Through the Black Hills and Bad Lands of South Dakota
CHAPTER VII
Sturgis
The road to Sturgis is pretty well crowded with cars headed for the Tri-State Roundup at Belle Fourche. We arrive about four o’clock. The next hour is spent in getting boots repaired, getting haircuts and in replenishing the food supply.
We still have a good supply of eggs, butter, bacon, fruit, and vegetables which we packed up on the farm before starting the trip. At each tourist camp we get plenty of fresh vegetables and milk. We appreciate the vegetable and store service of the camps. It is excellent. This, with the food stove, utensils and dishes we brought with us on the trip, makes our food question simple and economical as well as highly satisfactory. We enjoy every meal.
Sturgis has one of the best tourist parks we encountered on the trip. The camp is equipped with excellent little cottages for those who prefer them. It has a main camp building containing running spring water, modern toilet facilities with hot and cold water, shower baths and a laundry. Bear Butte Creek flows directly behind our tent. Above our heads are electric lights. Beside the thrill and exhilaration of camping the conveniences are almost equal to those enjoyed in a first class hotel. The nice shady camp site, however, to the person enjoying the out-of-doors makes a hotel feel like a dungeon. The tent takes but a few minutes to set up and it adds tremendously to the pleasure of an outing.
We get a good night’s rest in the Sturgis park and rise early the following morning to partake of the nice hot flap-jacks, bacon, coffee and oatmeal. (We will need it all before lunch time).
We start out bright and early to climb Bear Butte. We take trail No. 79 out to the northeast of Sturgis. We leave the highway a few miles out and take the Bear Butte trail. What looked like a mile or two proves to be seven or eight, and what looked like a small mound proves to be a huge formation rising nearly a thousand feet above its base.
We had hoped to prance right up to the top on short notice. Our troubles start when we cannot decide whether we are supposed to go up the east or south slope. We find later that either is sufficiently difficult. We finally flounder around to a farm house near the south slope, leave the car and start up.
The slope is steep and progress slow. The whole party of us begin the climb. When we reach the shale slope and have to climb instead of walk, only three of us are still going. Even our shoes show the effects of the rocks. Well, we climb for an hour and finally find ourselves on the top of this promontory which we have by this time learned to respect. The pictures show the size of the rocks compared with the humans climbing them.
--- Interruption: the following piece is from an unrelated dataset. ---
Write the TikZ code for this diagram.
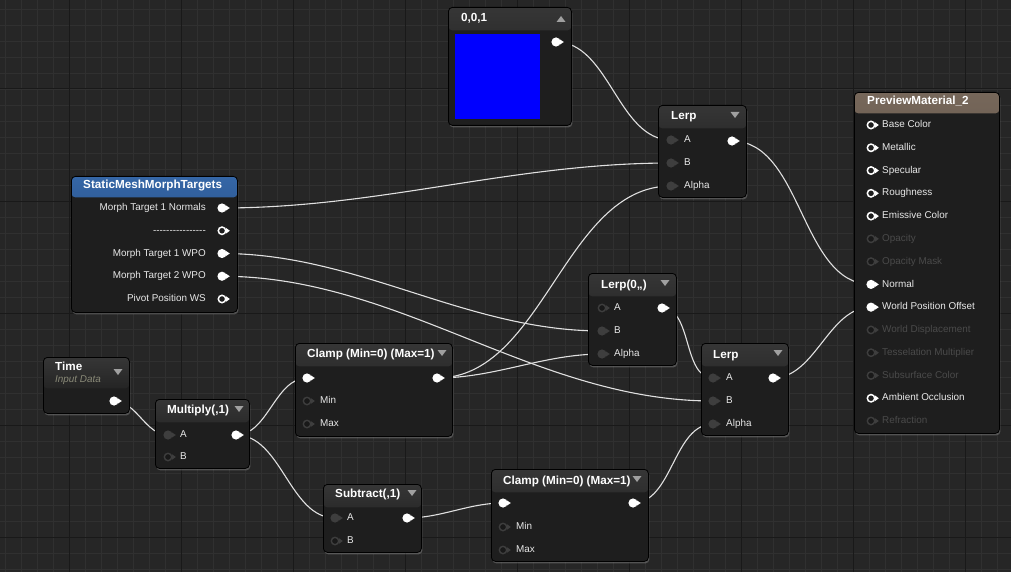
\documentclass[tikz,border=0pt]{standalone}
\usepackage{fontspec}
\setmainfont{Liberation Sans}
\usetikzlibrary{shadows}

\definecolor{uebg}{HTML}{262626}
\definecolor{uegrid}{HTML}{303030}
\definecolor{uebody}{HTML}{1E1E1E}
\definecolor{uehead1}{HTML}{363636}
\definecolor{uehead2}{HTML}{161616}
\definecolor{ueblue1}{HTML}{3566A6}
\definecolor{ueblue2}{HTML}{1A3C6C}
\definecolor{uebrown1}{HTML}{76675A}
\definecolor{uebrown2}{HTML}{3C332B}
\definecolor{uetext}{HTML}{E8E8E8}
\definecolor{uedim}{HTML}{4A4A4A}
\definecolor{uepin}{HTML}{3E3E3E}
\definecolor{uetri}{HTML}{A0A0A0}
\definecolor{uesub}{HTML}{8A8A78}

\pgfdeclarelayer{grid}
\pgfdeclarelayer{wires}
\pgfsetlayers{grid,wires,main}

\begin{document}
\begin{tikzpicture}[x=1pt, y=-1pt, font=\fontsize{9.9}{11}\selectfont]

\useasboundingbox (0,0) rectangle (1011,572);

% Set the look of the boxes and their headers
\tikzstyle{box}=[anchor=north west, rectangle, rounded corners=4pt, inner sep=0pt, fill=uebody, draw=black, line width=0.8pt, drop shadow={shadow xshift=1pt, shadow yshift=-2pt, opacity=0.5}]
\tikzset{head/.style n args={3}{path picture={\shade[top color=#1, bottom color=#2] (path picture bounding box.north west) rectangle ([yshift=-#3]path picture bounding box.north east);}}}
\tikzstyle{title}=[anchor=mid west, inner sep=0pt, text=white, font=\bfseries\fontsize{11.7}{13}\selectfont]
\tikzstyle{lbl}=[anchor=mid west, inner sep=0pt, text=uetext]
\tikzstyle{rlbl}=[lbl, anchor=mid east]
\tikzstyle{menu}=[fill=uetri]

% Define styles for pins: filled, ring, grey and dark
\tikzstyle{pin}=[rectangle, minimum width=18pt, minimum height=12pt, inner sep=0pt]
\tikzstyle{pin on}=[pin, path picture={\coordinate (pp) at (path picture bounding box.center);
  \fill[white] (pp) circle (4.6pt);
  \fill[white] ([xshift=3.8pt,yshift=2.7pt]pp) -- ([xshift=7.8pt]pp) -- ([xshift=3.8pt,yshift=-2.7pt]pp) -- cycle;}]
\tikzstyle{pin ring}=[pin, path picture={\coordinate (pp) at (path picture bounding box.center);
  \draw[white, line width=1.5pt, fill=uebody] (pp) circle (3.7pt);
  \fill[white] ([xshift=4.2pt,yshift=2.7pt]pp) -- ([xshift=7.8pt]pp) -- ([xshift=4.2pt,yshift=-2.7pt]pp) -- cycle;}]
\tikzstyle{pin grey}=[pin, path picture={\coordinate (pp) at (path picture bounding box.center);
  \fill[uepin] (pp) circle (4.6pt);
  \fill[uepin] ([xshift=3.8pt,yshift=2.7pt]pp) -- ([xshift=7.8pt]pp) -- ([xshift=3.8pt,yshift=-2.7pt]pp) -- cycle;}]
\tikzstyle{pin dim}=[pin, path picture={\coordinate (pp) at (path picture bounding box.center);
  \draw[uepin, line width=1.4pt, fill=black!90] (pp) circle (3.7pt);
  \fill[uepin] ([xshift=4.2pt,yshift=2.7pt]pp) -- ([xshift=7.8pt]pp) -- ([xshift=4.2pt,yshift=-2.7pt]pp) -- cycle;}]

\tikzstyle{wire}=[draw=white!88!black, line width=1.1pt, out=0, in=180, looseness=0.9]

% Background grid
\begin{pgfonlayer}{grid}
\fill[uebg] (0,0) rectangle (1011,572);
\foreach \x in {5,21,...,1011} \draw[uegrid, line width=0.6pt] (\x,0) -- (\x,572);
\foreach \y in {9,25,...,572} \draw[uegrid, line width=0.6pt] (0,\y) -- (1011,\y);
\foreach \x in {69,181,...,1011} \draw[black!90, line width=1pt] (\x,0) -- (\x,572);
\foreach \y in {89,201,...,572} \draw[black!90, line width=1pt] (0,\y) -- (1011,\y);
\end{pgfonlayer}

% Constant vector
\node[box, head={uehead1}{uehead2}{23pt}, minimum width=123pt, minimum height=118pt] (cst) at (448,7) {};
\node[title] (cst-title) at (461,19) {0,0,1};
\node[anchor=north west, fill=blue, minimum size=85pt, inner sep=0pt] (cst-color) at (455,34) {};
\node[pin on] (cst-out) at (556,42) {};
\fill[menu] (556.5,22) -- (565.5,22) -- (561,16) -- cycle;

% Lerp for the normal
\node[box, head={uehead1}{uehead2}{23pt}, minimum width=88pt, minimum height=92pt] (lt) at (658,105) {};
\node[title] (lt-title) at (671,117) {Lerp};
\node[pin grey] (lt-a) at (671,140) {};
\node[pin grey] (lt-b) at (671,163) {};
\node[pin grey] (lt-al) at (671,186) {};
\node[lbl] (lt-la) at (684,140) {A};
\node[lbl] (lt-lb) at (684,163) {B};
\node[lbl] (lt-lal) at (684,186) {Alpha};
\node[pin on] (lt-out) at (732,141) {};

% Morph targets
\node[box, head={ueblue1}{ueblue2}{21pt}, minimum width=166pt, minimum height=136pt] (smmt) at (71,176) {};
\node[title] (smmt-title) at (83,186) {StaticMeshMorphTargets};
\foreach \t/\s [count=\i] in {Morph Target 1 Normals/pin on, -{}-{}-{}-{}-{}-{}-{}-{}-{}-{}-{}-{}-{}-{}-{}-/pin ring,
    Morph Target 1 WPO/pin on, Morph Target 2 WPO/pin on, Pivot Position WS/pin ring}
{
  \node[rlbl] (smmt-l\i) at (206,{208+22.75*(\i-1)}) {\t};
  \node[style=\s] (smmt-\i) at (222,{208+22.75*(\i-1)}) {};
}

% Material output
\node[box, head={uebrown1}{uebrown2}{21pt}, minimum width=145pt, minimum height=341pt] (pm) at (854,92) {};
\node[title] (pm-title) at (867,102) {PreviewMaterial\_2};
\foreach \t/\s/\c [count=\i] in {Base Color/pin ring/uetext, Metallic/pin ring/uetext, Specular/pin ring/uetext,
    Roughness/pin ring/uetext, Emissive Color/pin ring/uetext, Opacity/pin dim/uedim, Opacity Mask/pin dim/uedim,
    Normal/pin on/uetext, World Position Offset/pin on/uetext, World Displacement/pin dim/uedim,
    Tesselation Multiplier/pin dim/uedim, Subsurface Color/pin dim/uedim, Ambient Occlusion/pin ring/uetext,
    Refraction/pin dim/uedim}
{
  \node[style=\s] (pm-\i) at (871,{125+22.77*(\i-1)}) {};
  \node[lbl, text=\c] (pm-l\i) at (882,{125+22.77*(\i-1)}) {\t};
}

% Lerp between the two offsets
\node[box, head={uehead1}{uehead2}{23pt}, minimum width=88pt, minimum height=92pt] (lm) at (588,273) {};
\node[title] (lm-title) at (601,286) {Lerp(0,,)};
\node[pin dim] (lm-a) at (602,308) {};
\node[pin grey] (lm-b) at (602,331) {};
\node[pin grey] (lm-al) at (602,354) {};
\node[lbl] (lm-la) at (614,308) {A};
\node[lbl] (lm-lb) at (614,331) {B};
\node[lbl] (lm-lal) at (614,354) {Alpha};
\node[pin on] (lm-out) at (662,308) {};

% Lerp for the position offset
\node[box, head={uehead1}{uehead2}{23pt}, minimum width=87pt, minimum height=92pt] (lb) at (701,343) {};
\node[title] (lb-title) at (713,356) {Lerp};
\node[pin grey] (lb-a) at (713,378) {};
\node[pin grey] (lb-b) at (713,401) {};
\node[pin grey] (lb-al) at (713,424) {};
\node[lbl] (lb-la) at (726,378) {A};
\node[lbl] (lb-lb) at (726,401) {B};
\node[lbl] (lb-lal) at (726,424) {Alpha};
\node[pin on] (lb-out) at (773,378) {};

% Time input
\node[box, head={uehead1}{uehead2}{31pt}, minimum width=86pt, minimum height=56pt] (time) at (43,357) {};
\node[title] (time-title) at (55,368) {Time};
\node[lbl, text=uesub, font=\itshape\fontsize{9.9}{11}\selectfont] (time-sub) at (55,380) {Input Data};
\node[pin on] (time-out) at (114,401) {};

% Multiply
\node[box, head={uehead1}{uehead2}{23pt}, minimum width=94pt, minimum height=69pt] (mul) at (155,399) {};
\node[title] (mul-title) at (167,411) {Multiply(,1)};
\node[pin grey] (mul-a) at (168,435) {};
\node[pin dim] (mul-b) at (168,457) {};
\node[lbl] (mul-la) at (180,435) {A};
\node[lbl] (mul-lb) at (180,457) {B};
\node[pin on] (mul-out) at (236,435) {};

% First clamp
\node[box, head={uehead1}{uehead2}{23pt}, minimum width=157pt, minimum height=93pt] (c1) at (295,343) {};
\node[title] (c1-title) at (307,355) {Clamp (Min=0) (Max=1)};
\node[pin on] (c1-in) at (307,378) {};
\node[pin on] (c1-out) at (437,378) {};
\node[pin dim] (c1-min) at (307,401) {};
\node[pin dim] (c1-max) at (307,424) {};
\node[lbl] (c1-lmin) at (320,401) {Min};
\node[lbl] (c1-lmax) at (320,424) {Max};

% Subtract
\node[box, head={uehead1}{uehead2}{23pt}, minimum width=98pt, minimum height=68pt] (sub) at (323,484) {};
\node[title] (sub-title) at (335,495) {Subtract(,1)};
\node[pin grey] (sub-a) at (335,518) {};
\node[pin dim] (sub-b) at (335,541) {};
\node[lbl] (sub-la) at (347,518) {A};
\node[lbl] (sub-lb) at (347,541) {B};
\node[pin on] (sub-out) at (407,518) {};

% Second clamp
\node[box, head={uehead1}{uehead2}{23pt}, minimum width=157pt, minimum height=92pt] (c2) at (491,469) {};
\node[title] (c2-title) at (503,482) {Clamp (Min=0) (Max=1)};
\node[pin on] (c2-in) at (503,503) {};
\node[pin on] (c2-out) at (633,503) {};
\node[pin dim] (c2-min) at (503,527) {};
\node[pin dim] (c2-max) at (503,550) {};
\node[lbl] (c2-lmin) at (516,527) {Min};
\node[lbl] (c2-lmax) at (516,550) {Max};

% Menu arrows in the headers
\foreach \x/\y in {735/115, 665/283, 778/353, 442/353, 239/409, 412/493, 118/372, 637/479}
  \fill[menu] (\x-4.5,\y-3) -- (\x+4.5,\y-3) -- (\x,\y+3) -- cycle;

% Wires
\begin{pgfonlayer}{wires}
\draw[wire] (cst-out.center) to (lt-a.center);
\draw[wire] (smmt-1.center) to (lt-b.center);
\draw[wire] (c1-out.center) to (lt-al.center);
\draw[wire] (c1-out.center) to (lm-al.center);
\draw[wire] (smmt-3.center) to (lm-b.center);
\draw[wire] (smmt-4.center) to (lb-b.center);
\draw[wire] (lm-out.center) to (lb-a.center);
\draw[wire] (c2-out.center) to (lb-al.center);
\draw[wire] (lt-out.center) to (pm-8.center);
\draw[wire] (lb-out.center) to (pm-9.center);
\draw[wire] (time-out.center) to (mul-a.center);
\draw[wire] (mul-out.center) to (c1-in.center);
\draw[wire] (mul-out.center) to (sub-a.center);
\draw[wire] (sub-out.center) to (c2-in.center);
\end{pgfonlayer}

\end{tikzpicture}
\end{document}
The view from here is excellent. We can see Mt. Roosevelt, Harney Peak, White Rocks and other peaks with which we are acquainted standing out in distant relief. The plains stretch out for miles and miles to the north and east, and the picturesque mountains are spread in the other directions. It seems almost as though this peak towers above the entire surrounding country on all sides. The view is well worth the hard climb necessary to attain it. The U. S. Geological Survey marker on the top indicates that the height is 4439 feet above the sea level, 987 feet above the city of Sturgis which, is 3452 feet. (See appendix.)
We descend in somewhat better time than it took us to go up, have lunch and return to camp. From here we take trail 24 for about two miles out to Ft. Meade, a military post. Here we watch a polo game and guard mount. In the camp are stationed about 750 U. S. regular army artillery men and cavalrymen.
While at Sturgis we should take the Boulder Canyon road to Deadwood but we miss this scenery as well as Rim Rock Drive above Rapid Canyon. Boulder Canyon is one of the most picturesque roads in the Hills, so enormous are its perpendicular figured rock walls.